Sunday, November 27, 2016

Naked Fruit


Standing in the 94-degree heat at Tablas Creek Winery in Paso Robles and a trifling 9009 kilometers from Domaine du Beaucastel in Chateauneuf du Pape I am about to reap the wonders of the Grenache grape. Grenache is the dominant grape in the powerful wines of the southern Rhone valley of France, the region that we think of as Provence and more specifically the Vaucluse and the Luberon. When blended with the Syrah and Mourvedre the lofty Chateauneuf du Pape and its less known neighbor Gigondas are wines that are inky, smoky, earthy and mouth-filling treasures, the epitome of terroir driven wines. 20 years ago you could buy a Gigondas in the states for $10 and now they fetch $40. And that $10 bottle was just $4.00 at the vineyard in the lovely village of Gigondas in the mid-nineties and a garden variety Cote du Rhone was a paltry $2.50. My how time flies.



In Central California the sugar laden Grenache produces wines that are more fruit forward than their French counterparts and, since I’ve never met a fruit bomb I didn’t love, I favor the New World iteration.



We arrived at Tablas Creek smack in the middle of harvest known as “vendage” in France and while we didn't observe the picking we invited ourselves to take a closer look at the pressing of the Grenache grape, a look that included a mouthful of the sweet berries right off the vine. A well-tuned taster could probably predict the success of the vintage based on the sweetness and flavor of the naked fruit itself. And according to my novice taste buds the Tablas Creek’s 2016 Grenache and blends thereof will be killer.

Sunday, November 20, 2016

Distant Cousins

The portal of the 1797 Mission San Miguel Archangel, the 16th of  Padre Junipero Serra's 21 California Missions.

Famed San Francisco de Asis in Ranchos de Taos, NM built between 1772 and 1816. 

Like the Spanish Colonial churches of New Mexico, the Spanish missions of California intrigue me. Though they were built at the same time, the late 18th century to the early 19th, they are very different. Why should two Catholic churches built at virtually the same time be so dissimilar?

My first guess is that it’s because of native American or Pueblo design influences in New Mexico and Moorish ones in California. What's your take on this riddle?

The pitched tile roof of San Miguel.

The rear buttress of San Francisco or Ranchos Church.

Comparing San Miguel Archangel in San Miguel, California nine miles north of Paso Robles to San Francisco de Asis in Ranchos de Taos, NM the differences are stark. In San Miguel there’s a sprawling “mission style” layout and long portal or portico. It feels more evolved and finer. Not finer in the qualitative sense but finer as in finished. San Francisco is more muscular, organic and contained.

The materials used were the same, adobe and timber, but in California curved earthen adobe roof tiles called tejas were employed and the architectural lines are more angular and the stucco colors lighter compared to the mud tones of New Mexican iglesias.

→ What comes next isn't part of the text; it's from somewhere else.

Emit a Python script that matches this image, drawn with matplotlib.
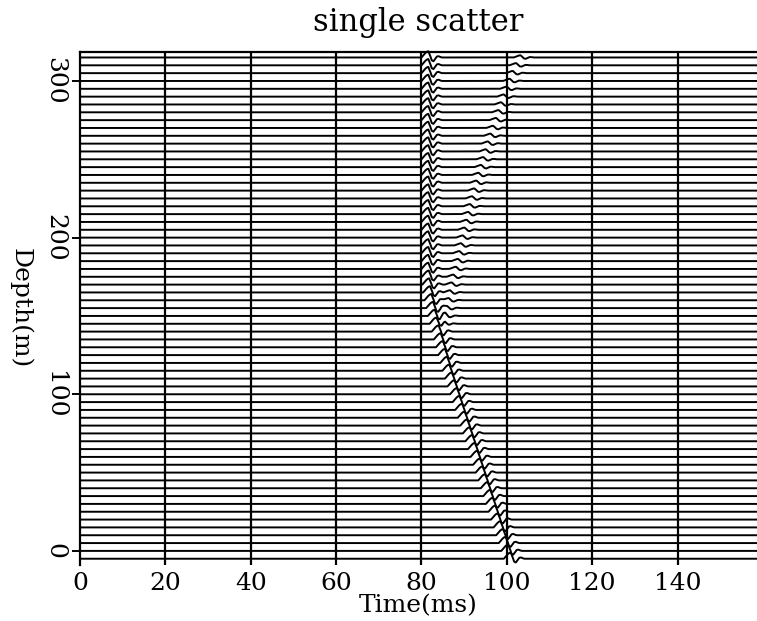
#!/usr/bin/env python3
# -*- coding: utf-8 -*-

"""
Wiggle display of a single-scatter VSP gather.
Saves out.png
"""

import numpy as np
import matplotlib
matplotlib.use("Agg")
import matplotlib.pyplot as plt

# ------------ DATA ------------
# receiver depths (m), one trace each
DEPTHS = list(range(-5, 320, 5))

# strong arrival onset (ms) per trace, bottom to top
T_STRONG = [99.3, 98.7, 98.1, 97.5, 96.9, 96.3, 95.7, 95.1, 94.5, 93.9,
            93.3, 92.7, 92.1, 91.5, 90.9, 90.3, 89.7, 89.1, 88.5, 87.9,
            87.3, 86.7, 86.1, 85.5, 84.9, 84.4, 83.9, 83.4, 82.9, 82.4,
            81.9, 81.5, 81.1, 80.7, 80.4, 80.2, 80.1, 80.0, 80.0, 80.0,
            80.0, 80.0, 80.0, 80.0, 80.0, 80.0, 80.0, 80.0, 80.0, 80.0,
            80.0, 80.0, 80.0, 80.0, 80.0, 80.0, 80.0, 80.0, 80.0, 80.0,
            80.0, 80.0, 80.0, 80.0, 80.0]

# weak scattered arrival onset (ms), only above ~145 m (None = absent)
T_WEAK = [None] * 30 + [
    83.6, 84.0, 84.4, 84.8, 85.1, 85.5, 85.9, 86.5, 87.0, 87.3,
    87.7, 88.1, 88.5, 89.0, 89.4, 89.8, 90.3, 90.8, 91.3, 91.8,
    92.4, 92.9, 93.5, 94.0, 94.6, 95.2, 95.9, 96.5, 97.1, 97.7,
    98.4, 99.1, 99.8, 100.6, 101.6]

AMP_STRONG = 1.0
AMP_WEAK = 0.35

# wavelet shape: time after onset (ms) and relative amplitude
WAVELET_T = [0.0, 0.4, 0.8, 1.2, 1.6, 2.0, 2.4, 2.8, 3.2, 3.6, 4.0, 4.4, 4.8]
WAVELET_A = [0.0, 0.3, 0.65, 0.9, 1.0, 0.35, -0.45, -0.6, -0.25, 0.15, 0.2, 0.08, 0.0]

XTICKS = [0, 20, 40, 60, 80, 100, 120, 140]
YTICKS = [0, 100, 200, 300]
# -------------------------------------------------------

TRACE_SCALE = 4.0   # metres of deflection per unit amplitude
FONT = "DejaVu Serif"
FS = 18


def wavelet_at(t, t0, amp):
    if t0 is None:
        return np.zeros_like(t)
    return amp * np.interp(t - t0, WAVELET_T, WAVELET_A, left=0.0, right=0.0)


def main():
    t = np.arange(0, 160.05, 0.05)

    fig = plt.figure(figsize=(7.57, 6.21), dpi=100)
    ax = fig.add_axes([80 / 757, 1 - 565 / 621, 1 - 80 / 757, (565 - 52) / 621])

    for z, ts, tw in zip(DEPTHS, T_STRONG, T_WEAK):
        trace = wavelet_at(t, ts, AMP_STRONG) + wavelet_at(t, tw, AMP_WEAK)
        ax.plot(t, z + TRACE_SCALE * trace, color="black", lw=1.4, clip_on=False)

    for x in XTICKS[1:]:
        ax.axvline(x, color="black", lw=1.6)

    ax.set_xlim(0, 158.6)
    ax.set_ylim(-9, 318.5)

    ax.spines["right"].set_visible(False)
    ax.spines["bottom"].set_visible(False)
    ax.spines["left"].set_linewidth(1.6)
    ax.spines["top"].set_linewidth(1.6)

    ax.set_xticks(XTICKS)
    ax.set_yticks(YTICKS)
    ax.tick_params(axis="x", length=0, pad=5, labelsize=FS)
    ax.tick_params(axis="y", length=6, width=1.4, pad=4, labelsize=FS)
    for lab in ax.get_xticklabels() + ax.get_yticklabels():
        lab.set_fontfamily(FONT)
    for lab in ax.get_yticklabels():
        lab.set_rotation(-90)
        lab.set_va("center")

    ax.set_xlabel("Time(ms)", fontsize=FS, fontfamily=FONT, va="center")
    ax.xaxis.set_label_coords(0.5, (565 - 606) / 513)
    ax.set_ylabel("Depth(m)", fontsize=FS, fontfamily=FONT, rotation=-90,
                  va="center", ha="center")
    ax.yaxis.set_label_coords(-60 / 677, 0.5)
    fig.text(418 / 757, 1 - 22 / 621, "single scatter", ha="center", va="center",
             fontsize=22, fontfamily=FONT)

    fig.savefig("out.png", dpi=100)
    plt.close(fig)


if __name__ == "__main__":
    main()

Massive buttresses are a feature of colonial churches in New Mexico whereas slightly pitched tiled roofs typify the "Mission Style" in California.

Sunday, November 13, 2016

A subject and a camera

David Marks

There’s a portrait right in front of us almost all of the time. It’s a wonder that we don’t take more of them. All you need is to see the subject and to have a camera.

Last weekend in Santa Fe for an art opening I attended the extraordinary History in a Moment show at the Monroe Gallery on Don Gaspar Street. The exhibition of iconic photographs from the Great Depression of the 1930s, WWll, Viet Nam and the Iraq War should not be missed. Carl Mydans, George Silk, Margaret Bourke-White, Alfred Eisenstaedt are among the photographers included. Many images in the show are part of Time Magazine: 100 Photographs: The Most Influential Photographs of All Time that appeared in my in-box yesterday.

Just across the street is the David Marks Gallery. It wasn’t on my radar at that particular moment but it featured black and white photography so I couldn’t very well not go. Turns out David is a fine black and white shooter and quite the raconteur. I commented that he was displaying landscapes and asked if it was because “that’s what sells.” He allowed that my hypothesis was valid but then he walked me to a bin of portraits. All excellent. He said that William Eppridge, a Life Magazine photographer and one of those featured in the History in a Moment show across the street, had visited his gallery a few years back and that, during that visit, he had photographed him. When Eppridge died in 2013 David’s image of him was the one included in news coverage of his passing.




As I prepared to leave I asked David where he photographed Eppridge. He said “In the doorway.” The picture up top was taken in that exact place.

Sunday, November 06, 2016

Trove




I’ve reported from Highway 104 in the past. It’s the ribbon of roadway that meanders from Tucumcari to Las Vegas that we traverse when returning from the Panhandle Plains Museum in Canyon, Texas. It’s a barely inhabited trove of desert wonders of which I never tire.